When is the right time to start scaling?
Scale when you have proven product-market fit, sustainable unit economics, documented processes, and adequate financial resources. If you’re still figuring out what customers want or how to profitably deliver, focus on those fundamentals first.
How much cash reserve should I have before scaling?
Aim for 12-18 months of operating expenses based on conservative revenue projections. More is better if you’re in a capital-intensive business or an uncertain market.
Should I hire experienced people or promote from within during scaling?
Both. Promote high performers who embody your culture and understand your business, but also bring in outside expertise for roles requiring experience you don’t have internally. Balance institutional knowledge with fresh perspectives.
How do I know if my processes are ready to scale?

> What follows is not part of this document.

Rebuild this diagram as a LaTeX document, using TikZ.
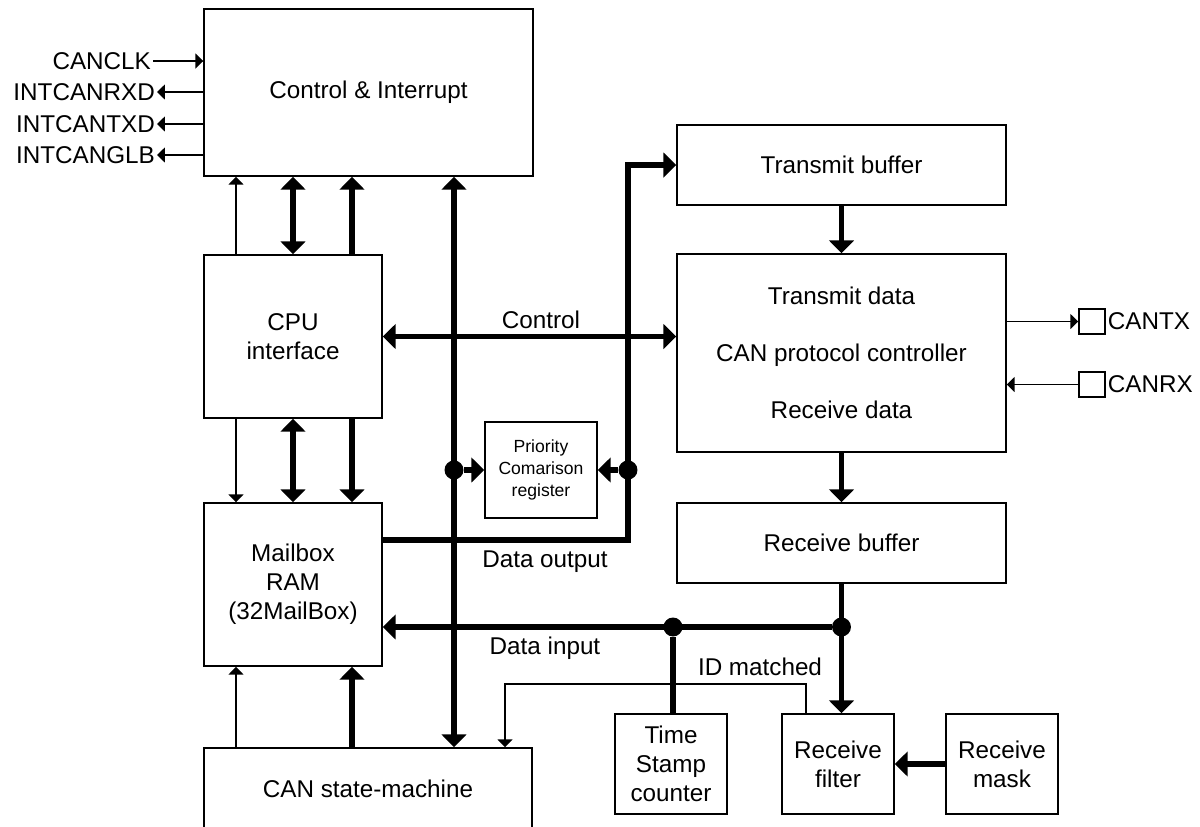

Test them under stress. Can they handle 2-3x your current volume without breaking? Are they documented well enough that new employees can follow them? If the answer to either question is no, they need work before you scale.
Conclusion
Avoiding scaling mistakes isn’t about perfect execution—it’s about thoughtful preparation and honest assessment of your readiness. Companies that scale successfully do so deliberately, with systems that support growth rather than collapse under its weight.
The temptation to move fast is understandable. Opportunities feel fleeting, and competitors seem aggressive. But businesses built to last prioritize sustainable expansion over rapid conquest. They recognize that how you scale matters as much as whether you scale.
Take time to build strong foundations. Document your processes, align your leadership, and validate your business model thoroughly. Invest in systems and people who can handle increased complexity. Most importantly, stay connected to the fundamentals that made you successful in the first place.
Smart scaling creates long-term value. It builds companies that can adapt, compete, and thrive through multiple growth phases. Start with a clear-eyed assessment of where you are today, be honest about gaps that need addressing, and scale at a pace your organization can genuinely support.